Hailing from Lucknow, chef-consultant Taiyaba Ali pulls from her Awadhi heritage to recreate special dishes that blend her culinary heritage with modern cooking techniques for guests across the country. For a recent wedding party in Bengaluru, Ali created a shahi tukda crème brulée, a nod to the groom’s love for the Indian dessert, as well as a nihari puff and a choux pastry with savoury water chestnut and chilli chutney.
In Aurangabad, chef Mohib Farooqui runs Accentuate Food Lab, a cosy eight-seater private dining space where he serves inventive creations of his own, like a thecha capellini and creates customised meals. Recently, for a vegetarian fine-dining experience, Farooqui and his team crafted a Cantalupo & Prosciutto course, using cantaloupe to replicate the dry-aged ham.
Having moved from Denmark to Aurangabad to be closer to his ailing mother, Farooqui didn’t have enough funds to launch a full-scale restaurant. Taking a leap of faith, he opened a small private dining space in his residential building. The format, Farooqui says, allows him to balance multiple projects at the same time.
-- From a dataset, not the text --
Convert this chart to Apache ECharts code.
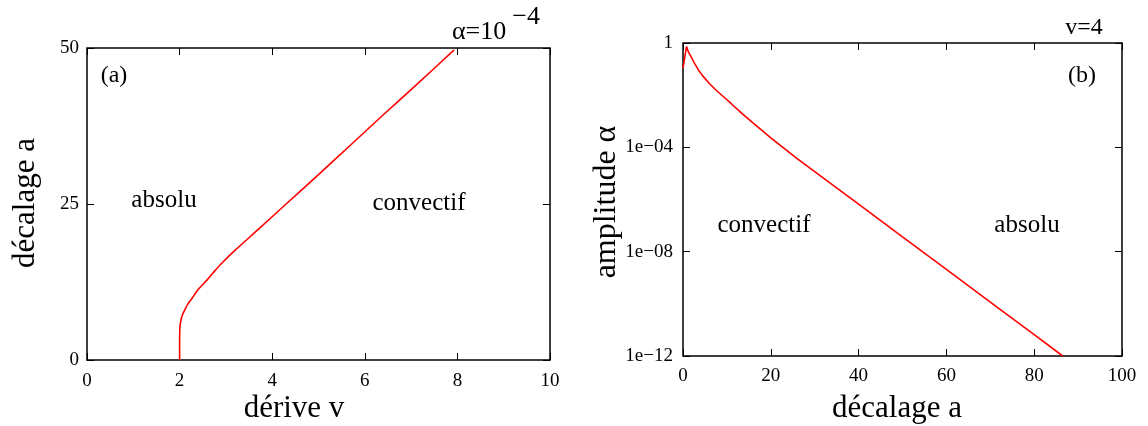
<!DOCTYPE html>
<html><head><meta charset="utf-8">
<script src="https://cdn.jsdelivr.net/npm/echarts@6/dist/echarts.min.js"></script>
<style>html,body{margin:0;background:#fff}#c{width:1148px;height:426px}</style>
</head><body><div id="c"></div>
<script>
// Panel (a): boundary between absolute and convective regimes, alpha = 1e-4
const deriveV   = [2.0, 2.0, 2.003, 2.01, 2.03, 2.06, 2.11, 2.18, 2.27, 2.4, 2.59, 2.75, 2.91, 3.2, 3.71, 4.3, 5.0, 5.7, 6.4, 7.1, 7.93];
const decalageA = [0, 3, 4.5, 5.5, 6.4, 7.2, 8.0, 9.0, 9.9, 11.3, 12.8, 14.2, 15.5, 17.6, 21.0, 25.0, 29.7, 34.5, 39.3, 44.0, 49.7];

// Panel (b): boundary amplitude versus shift, v = 4
const decalageB  = [0, 0.8, 1.2, 1.8, 2.5, 3.5, 4.5, 6, 7.5, 9.3, 11, 13.4, 16, 20, 26, 34, 40, 50, 60, 70, 80, 86.5];
const amplitudeB = [0.11, 0.74, 0.47, 0.31, 0.18, 0.093, 0.055, 0.028, 0.0158, 8.5e-3, 4.7e-3, 2.0e-3, 8.5e-4, 2.3e-4, 3.7e-5, 3.7e-6, 6.6e-7, 3.7e-8, 2.1e-9, 1.17e-10, 6.6e-12, 1.0e-12];

// Axis ranges and tick steps
const axisA = { xMin: 0, xMax: 10, xStep: 2, yMin: 0, yMax: 50, yStep: 25 };
const axisB = { xMin: 0, xMax: 100, xStep: 20, yMin: 1e-12, yMax: 1, yDecades: 4 };

// Text drawn on the panels
const titlesA = { x: 'dérive v', y: 'décalage a', tag: '(a)' };
const titlesB = { x: 'décalage a', y: 'amplitude α', tag: '(b)', top: 'v=4' };
const labelsA = ['absolu', 'convectif'];
const labelsB = ['convectif', 'absolu'];

const SERIF = '"Liberation Serif", "DejaVu Serif", serif';
const tickFont = { fontFamily: SERIF, fontSize: 19, color: '#000' };

function logLabel(v) {
  const e = Math.round(Math.log10(v));
  if (e === 0) return '1';
  const s = String(Math.abs(e)).padStart(2, '0');
  return '1e' + (e < 0 ? '\u2212' : '+') + s;
}

// Each panel is boxed by its grid border; every side carries inward ticks.
function boxAxis(gridIndex, type, pos, extra) {
  return Object.assign({
    gridIndex, type, position: pos,
    axisLine: { show: false, onZero: false },
    axisTick: { show: true, inside: true, length: 7, lineStyle: { color: '#000', width: 1 } },
    minorTick: { show: false },
    splitLine: { show: false },
    axisLabel: { show: false }
  }, extra);
}

function txt(x, y, text, size, extra) {
  return {
    type: 'text', x, y, silent: true,
    rotation: extra && extra.rotation || 0,
    style: {
      text, font: size + 'px ' + SERIF, fill: '#000',
      textAlign: 'center', textVerticalAlign: 'middle'
    }
  };
}

const chart = echarts.init(document.getElementById('c'), null, { renderer: 'canvas' });

chart.setOption({
  animation: false,
  backgroundColor: '#fff',
  grid: [
    { left: 87, top: 48, width: 463, height: 312, show: true, borderColor: '#000', borderWidth: 1.5, backgroundColor: 'transparent' },
    { left: 683, top: 43, width: 439, height: 313, show: true, borderColor: '#000', borderWidth: 1.5, backgroundColor: 'transparent' }
  ],
  xAxis: [
    boxAxis(0, 'value', 'bottom', {
      min: axisA.xMin, max: axisA.xMax, interval: axisA.xStep,
      axisLabel: Object.assign({ show: true, margin: 12 }, tickFont)
    }),
    boxAxis(0, 'value', 'top', { min: axisA.xMin, max: axisA.xMax, interval: axisA.xStep }),
    boxAxis(1, 'value', 'bottom', {
      min: axisB.xMin, max: axisB.xMax, interval: axisB.xStep,
      axisLabel: Object.assign({ show: true, margin: 11 }, tickFont)
    }),
    boxAxis(1, 'value', 'top', { min: axisB.xMin, max: axisB.xMax, interval: axisB.xStep })
  ],
  yAxis: [
    boxAxis(0, 'value', 'left', {
      min: axisA.yMin, max: axisA.yMax, interval: axisA.yStep,
      axisLabel: Object.assign({ show: true, margin: 8 }, tickFont)
    }),
    boxAxis(0, 'value', 'right', { min: axisA.yMin, max: axisA.yMax, interval: axisA.yStep }),
    boxAxis(1, 'log', 'left', {
      logBase: 10, min: axisB.yMin, max: axisB.yMax, interval: axisB.yDecades,
      axisLabel: Object.assign({ show: true, margin: 10, formatter: logLabel }, tickFont)
    }),
    boxAxis(1, 'log', 'right', { logBase: 10, min: axisB.yMin, max: axisB.yMax, interval: axisB.yDecades })
  ],
  series: [
    {
      type: 'line', xAxisIndex: 0, yAxisIndex: 0,
      data: deriveV.map((v, i) => [v, decalageA[i]]),
      showSymbol: false, smooth: 0.2, clip: true,
      lineStyle: { color: '#ff0000', width: 1.6 }
    },
    {
      type: 'line', xAxisIndex: 2, yAxisIndex: 2,
      data: decalageB.map((a, i) => [a, amplitudeB[i]]),
      showSymbol: false, smooth: false, clip: true,
      lineStyle: { color: '#ff0000', width: 1.6 }
    }
  ],
  graphic: [
    // panel (a)
    txt(114, 76, titlesA.tag, 24),
    txt(164, 200, labelsA[0], 25),
    txt(419, 203, labelsA[1], 25),
    txt(294, 409, titlesA.x, 31),
    txt(26, 203, titlesA.y, 31, { rotation: Math.PI / 2 }),
    {
      type: 'text', left: 452, top: 4, silent: true,
      style: {
        text: '{b|α=10}{s|−4}',
        rich: {
          b: { font: '26px ' + SERIF, fill: '#000', padding: [16, 0, 0, 0] },
          s: { font: '26px ' + SERIF, fill: '#000', padding: [0, 0, 14, 6] }
        }
      }
    },
    // panel (b)
    txt(1084, 28, titlesB.top, 24),
    txt(1082, 76, titlesB.tag, 24),
    txt(764, 225, labelsB[0], 25),
    txt(1027, 225, labelsB[1], 25),
    txt(897, 409, titlesB.x, 31),
    txt(607, 202, titlesB.y, 32, { rotation: Math.PI / 2 })
  ]
});
</script>
</body></html>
With the festive season here, these chefs are juggling calendars and fielding requests to create exciting meals outside of a traditional restaurant setup.
Apart from delivering an exciting culinary experience, Dixit and his team are attempting to “fix” the relationship we have with our food, using his learnings and experience running his healthy meal service, Six Pack Meals. “We’ve come to associate bingeing and over-indulgence with celebration and having a good time. Because we calculate the protein-to-fat-to-carb ratio of every meal we prepare, we’re trying to encourage people to eat more mindfully,” says Dixit.
This season, if you’re looking for a different way to bring your loved ones together, consider a private dining experience. After all, what’s more festive than a plate of food that’s been thoughtfully prepared?